Nationalrat Büchel in der Wiener Zeitung: Jetzt weiss die FIFA, wie spät es ist

veröffentlicht am Dienstag, 31.05.2011

Wiener Zeitung


Wiener Zeitung: Jetzt weiss die FIFA, wie spät es ist

 

"Wiener Zeitung": Wie bewerten sie den Rückzug von Mohamed bin Hammam so kurz vor der Wahl?

Roland Büchel: Das ist nicht mehr als ein weiteres Kapitel in einer peinlichen Schmierenkomödie.

Der Wahlkampf war von enormer Härte geprägt. Was sagt das über die Fifa aus?

Sehr viel. Interessant ist vor allem, dass die Fifa gemäß Herrn Blatter bis vor ein paar Wochen sauber gewesen sein soll. Jetzt sieht er sich plötzlich von korrupten Teufeln umgeben. Wer soll das verstehen?

Und Korruptionsvorwürfe kommen nun auch von innen, von Funktionären wie Jack Warner.
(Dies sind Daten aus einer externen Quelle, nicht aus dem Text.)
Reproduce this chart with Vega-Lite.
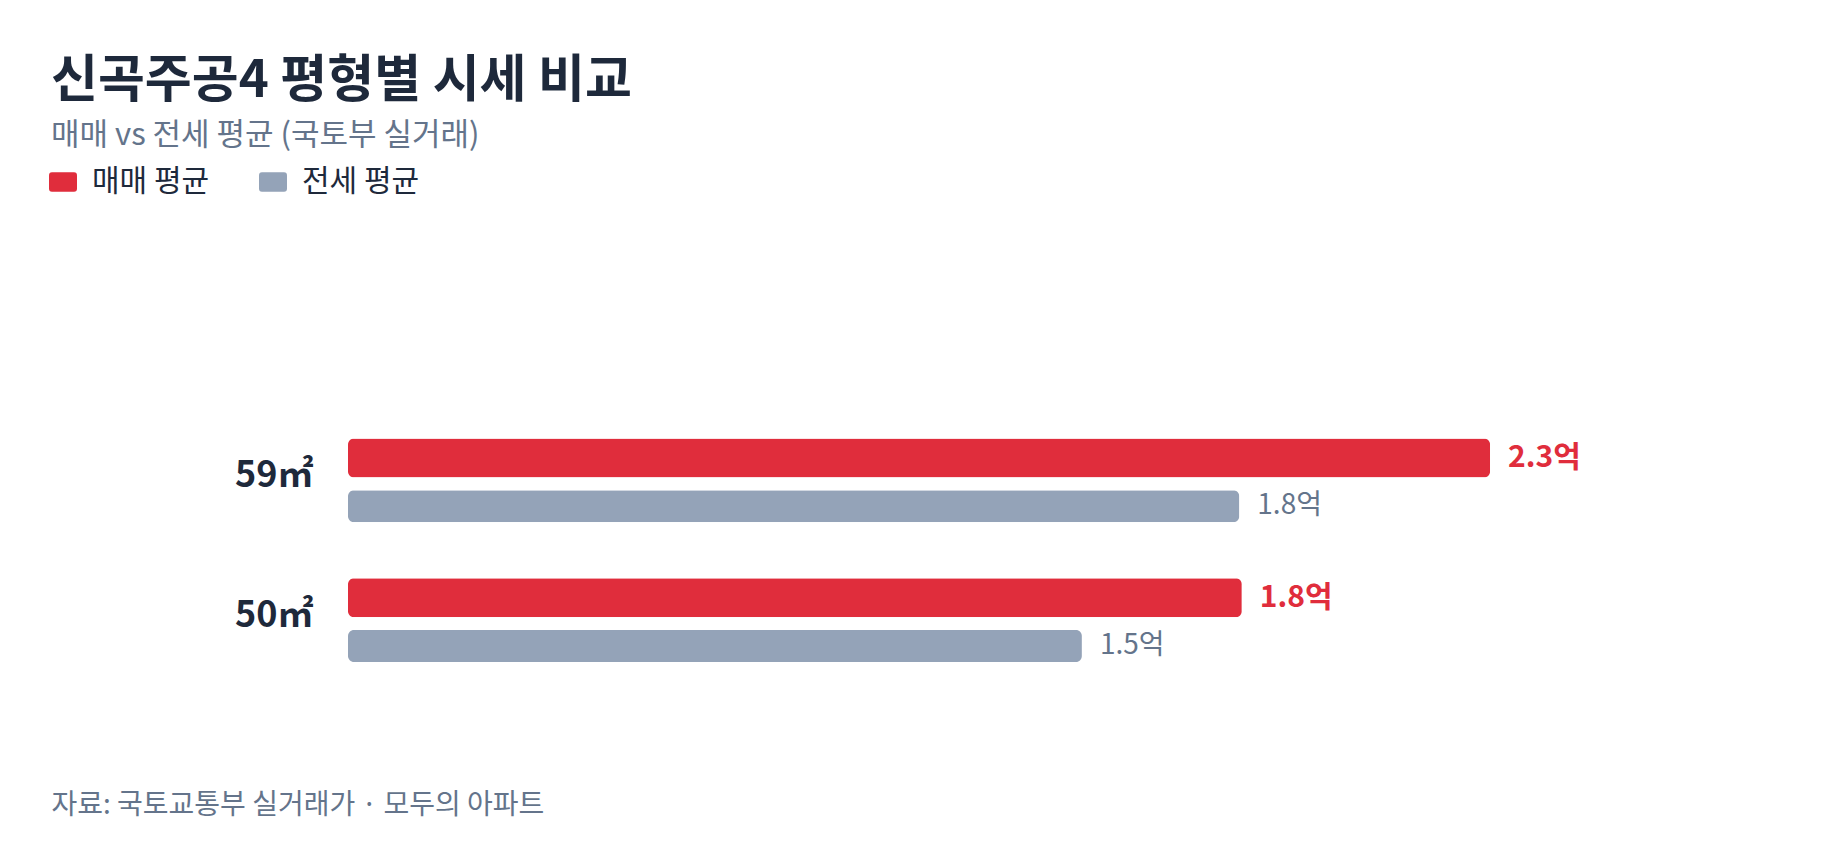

Ich habe schon vor Wochen gesagt, dass sich die Krähen jetzt gegenseitig die Augen aushacken werden. Und wenn jetzt die ganzen Summen herauskommen, hoffe ich, dass sich jene, die viel weniger bekommen haben, aufregen werden.

Der Weg für Blatter scheint frei. Was bedeutet das?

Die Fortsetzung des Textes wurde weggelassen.